Lowering diagnostic thresholds, as with prediabetes, has physician workload consequences.12 Limited physician time is deflected to prediabetes rather than to caring for patients with diabetes.24 Further, reimbursement can deter physicians from addressing behavior change since fee-for-service prediabetes management compensation is low compared with diabetes management.36
WHITHER PREDIABETES?
My experience and review of the evidence suggests that low-risk healthy persons are receiving unduly worrisome prognoses and overly aggressive intervention recommendations. I wish my PCP had explained important caveats: prediabetes does not inevitably lead to diabetes, individual tests and readings vary and can revert over time, and US prediabetes thresholds have lowered and exceed other countries. Indeed, my results have been consistent for many years, and I am healthy and at very low risk.
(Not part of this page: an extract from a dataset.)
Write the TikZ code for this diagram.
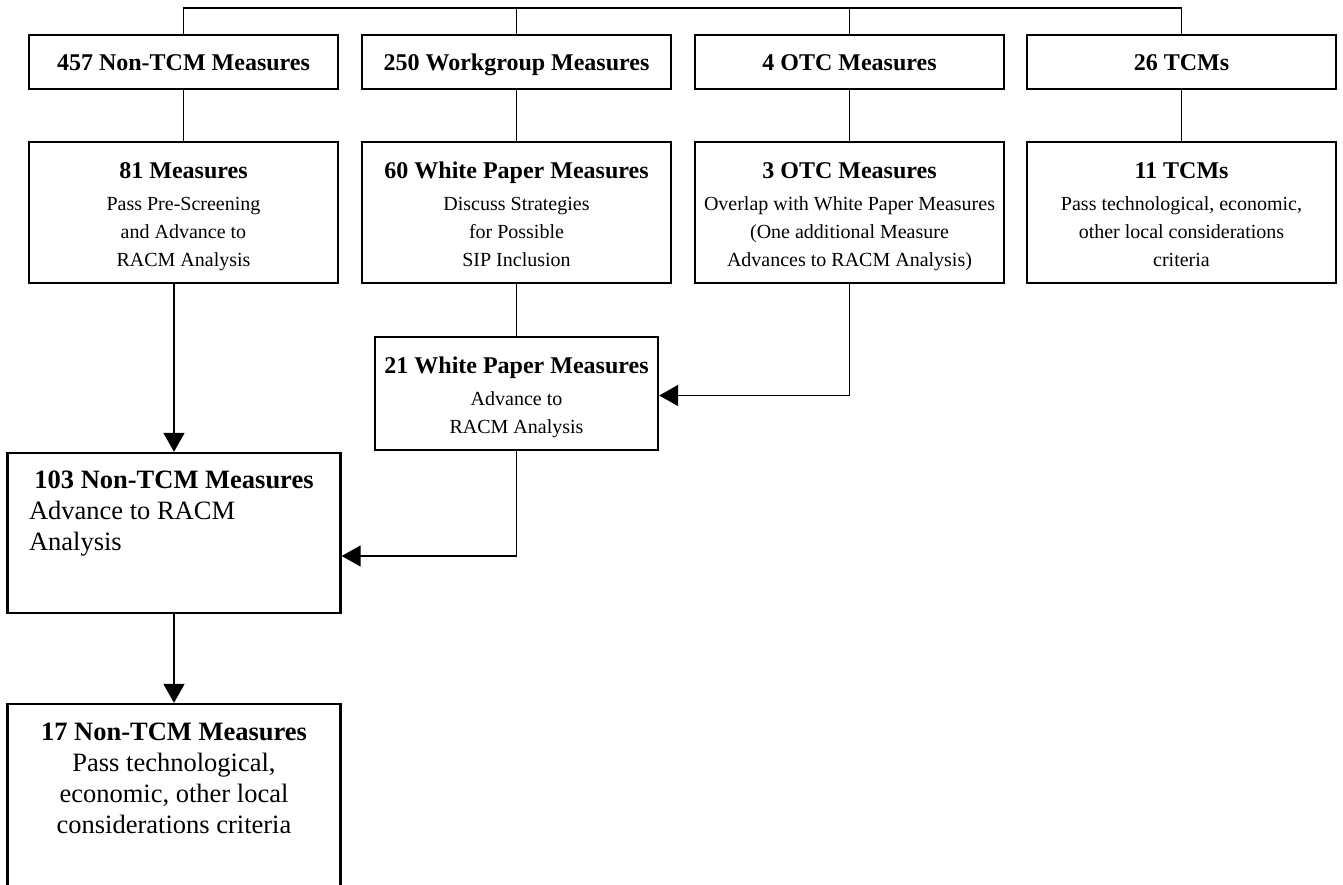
\documentclass[tikz,border=0pt]{standalone}
\usepackage{fontspec}
\setmainfont{Liberation Serif}
\usetikzlibrary{positioning}
\usetikzlibrary{calc}
\usetikzlibrary{arrows.meta}
\newcommand{\msrtitle}[1]{{\large\bfseries\rule{0pt}{12.5pt}#1}\\[2pt]}
\newcommand{\msrend}{\rule[-3pt]{0pt}{3pt}}
\tikzset{>={Triangle[length=9.5pt,width=10.5pt]}}
\tikzset{measure/.style={draw,line width=1.2pt,inner sep=2pt,align=center,minimum width=154.5pt,font=\fontsize{10pt}{14pt}\selectfont}}
\tikzset{head/.style={measure,minimum height=27pt,text height=10.5pt,text depth=2.5pt}}
\tikzset{stage/.style={measure,minimum height=70.5pt}}
\tikzset{tall/.style={draw,line width=1.2pt,inner sep=0pt,minimum width=166.5pt,font=\fontsize{13.25pt}{15.5pt}\selectfont}}
\tikzset{link/.style={line width=0.9pt}}

\begin{document}
\begin{tikzpicture}[x=0.5pt,y=-0.5pt,on grid]
\useasboundingbox (0,0) rectangle (1343,884);
\clip (0,0) rectangle (1343,884);
\coordinate (bus) at (0,8);

% first row
\node[head] (nt457) at (183.5,62) {\large\bfseries 457 Non-TCM Measures};
\node[head] (wg250) [right=166.5pt of nt457] {\large\bfseries 250 Workgroup Measures};
\node[head] (otc4) [right=166.5pt of wg250] {\large\bfseries 4 OTC Measures};
\node[head] (tcm26) [right=166pt of otc4] {\large\bfseries 26 TCMs};

\draw[link] (nt457.north) |- (bus -| tcm26.north) -- (tcm26.north);
\draw[link] (wg250.north) -- (wg250.north |- bus);
\draw[link] (otc4.north) -- (otc4.north |- bus);

% second row
\node[stage] (m81) [below=75.25pt of nt457] {\msrtitle{81 Measures}Pass Pre-Screening\\and Advance to\\RACM Analysis\msrend};
\node[stage] (wp60) [below=75.25pt of wg250] {\msrtitle{60 White Paper Measures}Discuss Strategies\\for Possible\\SIP Inclusion\msrend};
\node[stage] (otc3) [below=75.25pt of otc4] {\msrtitle{3 OTC Measures}Overlap with White Paper Measures\\(One additional Measure\\Advances to RACM Analysis)\msrend};
\node[stage] (tcm11) [below=75.25pt of tcm26] {\msrtitle{11 TCMs}Pass technological, economic,\\other local considerations\\criteria\msrend};

\draw[link] (nt457.south) -- (m81.north);
\draw[link] (wg250.south) -- (wp60.north);
\draw[link] (otc4.south) -- (otc3.north);
\draw[link] (tcm26.south) -- (tcm11.north);

\node[stage,minimum width=141.5pt,minimum height=56.5pt] (wp21) [below=90.5pt of wp60] {\msrtitle{21 White Paper Measures}Advance to\\RACM Analysis\msrend};
\draw[link] (wp60.south) -- (wp21.north);
\draw[link,->] (otc3.south) |- ($(wp21.east)+(0,2)$);

% left column
\node[tall,minimum height=80pt] (n103) at (174,533) {\parbox[c][62pt][t]{145pt}{{\centering\bfseries 103 Non-TCM Measures\par}Advance to RACM\\Analysis}};
\node[tall,minimum height=100pt] (n17) [below=135.5pt of n103] {\parbox[c][81pt][t]{145pt}{\centering{\bfseries 17 Non-TCM Measures}\\Pass technological,\\economic, other local\\considerations criteria}};

\draw[link,->] (m81.south -| n103.north) -- (n103.north);
\draw[link,->] (wp21.south) |- ($(n103.east)+(0,23)$);
\draw[link,->] (n103.south) -- (n17.north);
\end{tikzpicture}
\end{document}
In my view, screening should be targeted to high-risk populations, the US prediabetes threshold should align with international organizations, and prediabetes should be replaced with more appropriate, less alarming terms (eg, elevated or intermediate glycemia). Clinicians require time and resources to better communicate with patients but should focus their efforts on persons at high risk or with diabetes. Let’s put out fires, not fan flames.
Footnotes
Conflicts of interest: author reports none.